Posted on: June 6th, 2012 by partapsingh No Comments

Ray Bradbury passed away yesterday, June 5th 2012, at the age of 91. He was a widely influential author of science fiction and fantasy and among the last writers from the heyday of science fiction in the 1950s. He is best known for Fahrenheit 451, the dystopian novel that seems ever more prescient with every year.

Ray Bradbury (1975)

Ray Bradbury -1975 (Photo by Alan Light)

I have not read much Ray Bradbury, mainly because, as he himself noted, Fahrenheit 451 was his only science fiction novel. According to Bradbury, the Martian Chronicles and other similar works should be classified as fantasy, since they cannot happen, and I tend to agree with him. He thought of himself as a myth-maker and that was his entire aim, because “myths have staying power” and he explicitly wanted to live forever through his work.

One consistent characteristic of Ray Bradbury endears him to me, though, and that’s his ever-present skepticism about technology. Unlike many science fiction writers, he did not assume that life in a world with advanced technology would be a wonderful thing. On explaining why he opposed turning Fahrenheit 451  into an e-book (which would have been highly ironic given the book’s premise), he said, “We have too many cellphones. We’ve got too many internets. We have got to get rid of those machines. We have too many machines now.” I don’t agree with him, but I sometimes think we’re plunging into technology without really thinking about what it’s doing to us, and whether it is really benefiting us. It’s like using a hammer without being aware that you might accidentally crush your finger while holding the nail. Yes, the technology is useful, but no one ever mentions the drawbacks.

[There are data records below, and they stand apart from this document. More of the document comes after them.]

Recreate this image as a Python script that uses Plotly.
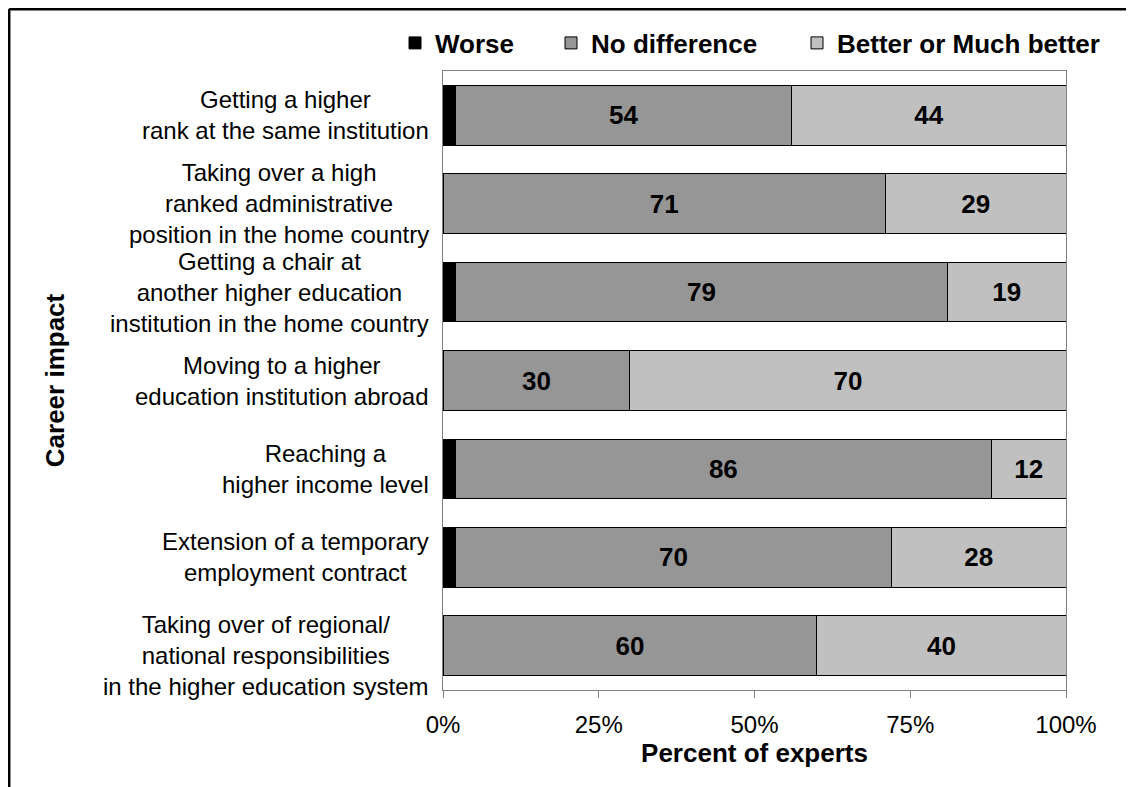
import plotly.graph_objects as go

categories = [
    "Getting a higher<br>rank at the same institution",
    "Taking over a high<br>ranked administrative<br>position in the home country",
    "Getting a chair at<br>another higher education<br>institution in the home country",
    "Moving to a higher<br>education institution abroad",
    "Reaching a<br>higher income level",
    "Extension of a temporary<br>employment contract",
    "Taking over of regional/<br>national responsibilities<br>in the higher education system",
]
worse = [2, 0, 2, 0, 2, 2, 0]
no_difference = [54, 71, 79, 30, 86, 70, 60]
better = [44, 29, 19, 70, 12, 28, 40]
x_ticks = [0, 25, 50, 75, 100]
x_tick_labels = ["0%", "25%", "50%", "75%", "100%"]

FONT = "Liberation Sans, Arial, sans-serif"
OFF = 8  # default page body margin
W, H = 1134 - OFF, 787 - OFF
L, T = 443 - OFF, 71 - OFF
R = W - (1066 - OFF)
B = H - (690 - OFF)
PW, PH = W - L - R, H - T - B


def px_x(p):
    """page pixel x -> paper coordinate"""
    return (p - OFF - L) / PW


def px_y(p):
    """page pixel y -> paper coordinate"""
    return 1 - (p - OFF - T) / PH


LEGEND_FONT = dict(family=FONT, size=26, color="#000000", weight="bold")
BAR_TEXT = dict(family=FONT, size=26, color="#000000", weight="bold")

fig = go.Figure()
fig.add_trace(go.Bar(
    y=categories, x=worse, name="Worse", orientation="h",
    marker=dict(color="#000000", line=dict(color="#000000", width=1)),
    legend="legend",
))
fig.add_trace(go.Bar(
    y=categories, x=no_difference, name="No difference", orientation="h",
    marker=dict(color="#969696", line=dict(color="#000000", width=1)),
    texttemplate="%{x}", textposition="inside", insidetextanchor="middle",
    constraintext="none", textfont=BAR_TEXT,
    legend="legend2",
))
fig.add_trace(go.Bar(
    y=categories, x=better, name="Better or Much better", orientation="h",
    marker=dict(color="#C0C0C0", line=dict(color="#000000", width=1)),
    texttemplate="%{x}", textposition="inside", insidetextanchor="middle",
    constraintext="none", textfont=BAR_TEXT,
    legend="legend3",
))

annotations = []
for i, cat in enumerate(categories):
    annotations.append(dict(
        x=0, xref="paper", y=cat, yref="y",
        text=cat, showarrow=False, xanchor="right", yanchor="middle",
        align="center", xshift=-12, yshift=(-10 if i == len(categories) - 1 else 0),
        font=dict(family=FONT, size=24, color="#000000"),
    ))

shapes = [
    dict(type="line", xref="paper", yref="paper",
         x0=px_x(9), x1=px_x(1134), y0=px_y(9.2), y1=px_y(9.2),
         line=dict(color="#000000", width=2.5)),
    dict(type="line", xref="paper", yref="paper",
         x0=px_x(9.2), x1=px_x(9.2), y0=px_y(9), y1=px_y(787),
         line=dict(color="#000000", width=2.5)),
]


def legend_at(text_start_px):
    return dict(
        orientation="h", x=px_x(text_start_px - 40), xanchor="left",
        y=px_y(43), yanchor="middle", font=LEGEND_FONT,
        bgcolor="rgba(0,0,0,0)", borderwidth=0, itemclick=False,
        itemdoubleclick=False,
    )


fig.update_layout(
    width=W, height=H,
    margin=dict(l=L, r=R, t=T, b=B, autoexpand=False),
    barmode="stack", bargap=0.325,
    paper_bgcolor="#FFFFFF", plot_bgcolor="#FFFFFF",
    font=dict(family=FONT, size=24, color="#000000"),
    showlegend=True,
    legend=legend_at(435),
    legend2=legend_at(591),
    legend3=legend_at(837),
    xaxis=dict(
        range=[0, 100], tickvals=x_ticks, ticktext=x_tick_labels,
        showgrid=False, zeroline=False,
        showline=True, linecolor="#808080", linewidth=1, mirror=True,
        ticks="outside", ticklen=7, tickcolor="#808080", tickwidth=1,
        ticklabelstandoff=6,
        tickfont=dict(family=FONT, size=24, color="#000000"),
        title=dict(text="Percent of experts", standoff=6,
                   font=dict(family=FONT, size=26, color="#000000", weight="bold")),
        fixedrange=True,
    ),
    yaxis=dict(
        autorange="reversed", showticklabels=False, ticks="",
        showgrid=False, zeroline=False,
        showline=True, linecolor="#808080", linewidth=1, mirror=True,
        title=dict(text="Career impact", standoff=369,
                   font=dict(family=FONT, size=26, color="#000000", weight="bold")),
        fixedrange=True,
    ),
    annotations=annotations,
    shapes=shapes,
)

fig.write_html("out.html")
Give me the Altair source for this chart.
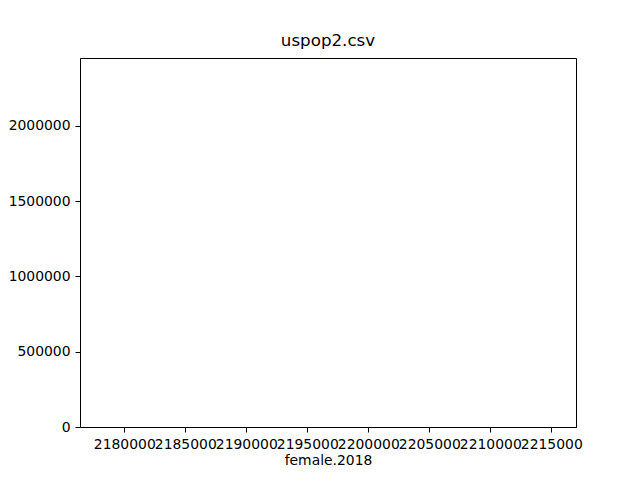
import altair as alt
import pandas as pd

# Values (bars are 0.8 units wide, so they are invisible at this scale)
female_2018 = [2178300, 2215100]
heights = [2333000, 2290000]
x_ticks = [2180000, 2185000, 2190000, 2195000, 2200000, 2205000, 2210000, 2215000]
y_ticks = [0, 500000, 1000000, 1500000, 2000000]

df = pd.DataFrame({"female.2018": female_2018, "value": heights})
df["x2"] = df["female.2018"] + 0.8
df["base"] = 0

FONT = "DejaVu Sans"

chart = (
    alt.Chart(df)
    .mark_rect(opacity=0, color="#1f77b4")
    .encode(
        x=alt.X(
            "female.2018:Q",
            scale=alt.Scale(domain=[2176369, 2217025], nice=False, zero=False, padding=0),
            axis=alt.Axis(
                values=x_ticks, format="d", title="female.2018", grid=False,
                labelOverlap=False, labelFlush=False, labelBound=False,
                tickSize=5, tickColor="black", domainColor="black",
                labelColor="black", labelFontSize=13.9, labelFont=FONT,
                labelPadding=5, titleFont=FONT, titleFontSize=13.9,
                titleFontWeight="normal", titleColor="black", titlePadding=3,
            ),
        ),
        x2="x2:Q",
        y=alt.Y(
            "value:Q",
            scale=alt.Scale(domain=[0, 2450000], nice=False, padding=0),
            axis=alt.Axis(
                values=y_ticks, format="d", title=None, grid=False,
                labelOverlap=False, labelFlush=False, labelBound=False,
                tickSize=5, tickColor="black", domainColor="black",
                labelColor="black", labelFontSize=13.9, labelFont=FONT,
                labelPadding=5,
            ),
        ),
        y2="base:Q",
    )
    .properties(
        width=496,
        height=369,
        title=alt.TitleParams("uspop2.csv", font=FONT, fontSize=16.7,
                              fontWeight="normal", color="black", offset=8),
        padding={"left": 80, "top": 58, "right": 64, "bottom": 53},
        autosize="none",
        background="white",
    )
    .configure_view(stroke="black", strokeWidth=1)
)

chart.save("out.html", embed_options={"renderer": "svg", "actions": False})
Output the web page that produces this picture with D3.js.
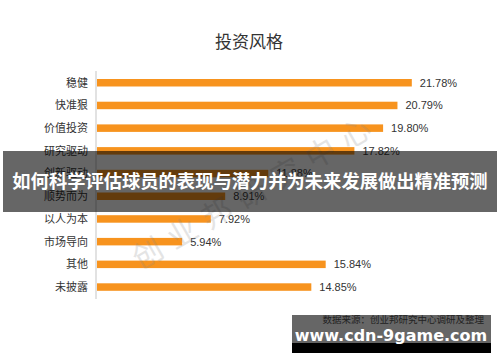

Well, not no one. Ray Bradbury did. In fact, that’s what Fahrenheit 451 is about. It’s not about censorship from the government, it’s about the fact that the people are so robbed of imagination and so blinded by technology (especially by television), that most of them are all too willing to give up the books. Living in their own little worlds, their lives and interactions with others are purely superficial. They can’t understand what books, and especially what poetry, was all about, because those sorts of deep, personal experiences are too far removed from their television (and now internet) driven lives. It’s not about the government burning the books, it’s about the people letting the books get burned.

Fahrenheit 451

And he got it spot on. If you look at the world today, people are reading less and less, and what they do read is painfully superficial. The way people make “friends” on the internet makes it all too clear that we’re losing any sense of what friendship is all about. And love? Do the old poets still resonate with us at all? As Bradbury himself noticed, people walk around plugged into some device or another – an iPod or something of the kind – and don’t really experience the world or each other anymore.

And imagination? That’s the kicker. Technology itself is now hindering our ability to create more advanced technology. People no longer take the dream of going to the stars seriously. Heck, they laughed when Newt Gingrich talked about setting up a base on the Moon – a goal that seemed perfectly logical in Bradbury’s heyday. But now, people don’t have the imagination for that (except Newt, apparently, who still remembers how things used to be more than how things are).

Most people don’t think of Fahrenheit 451 as dealing the perils of the world we have actually managed to create. They would rather not think about the fact that the dystopia of the novel is rapidly coming true. So, instead, it has become more comforting to think of it as a book railing against government censorship, even though that was not it’s purpose, because we all hate government censorship and we’re comfortable with opposing it. All the tech toys we’ve accumulated are . . . well, we’ve gotten attached to them, haven’t we? We don’t want to think about what they’re doing to us, because we don’t want to think about giving up on Facebook, or texting, or gods forbid television, even though we instinctively know that it would be to our benefit.

The legacy of Ray Bradbury? We will eventually become the shallow creatures depicted in his only science fiction novel if we haven’t already, we know it, and we’re not going to do anything about it. Books? What books?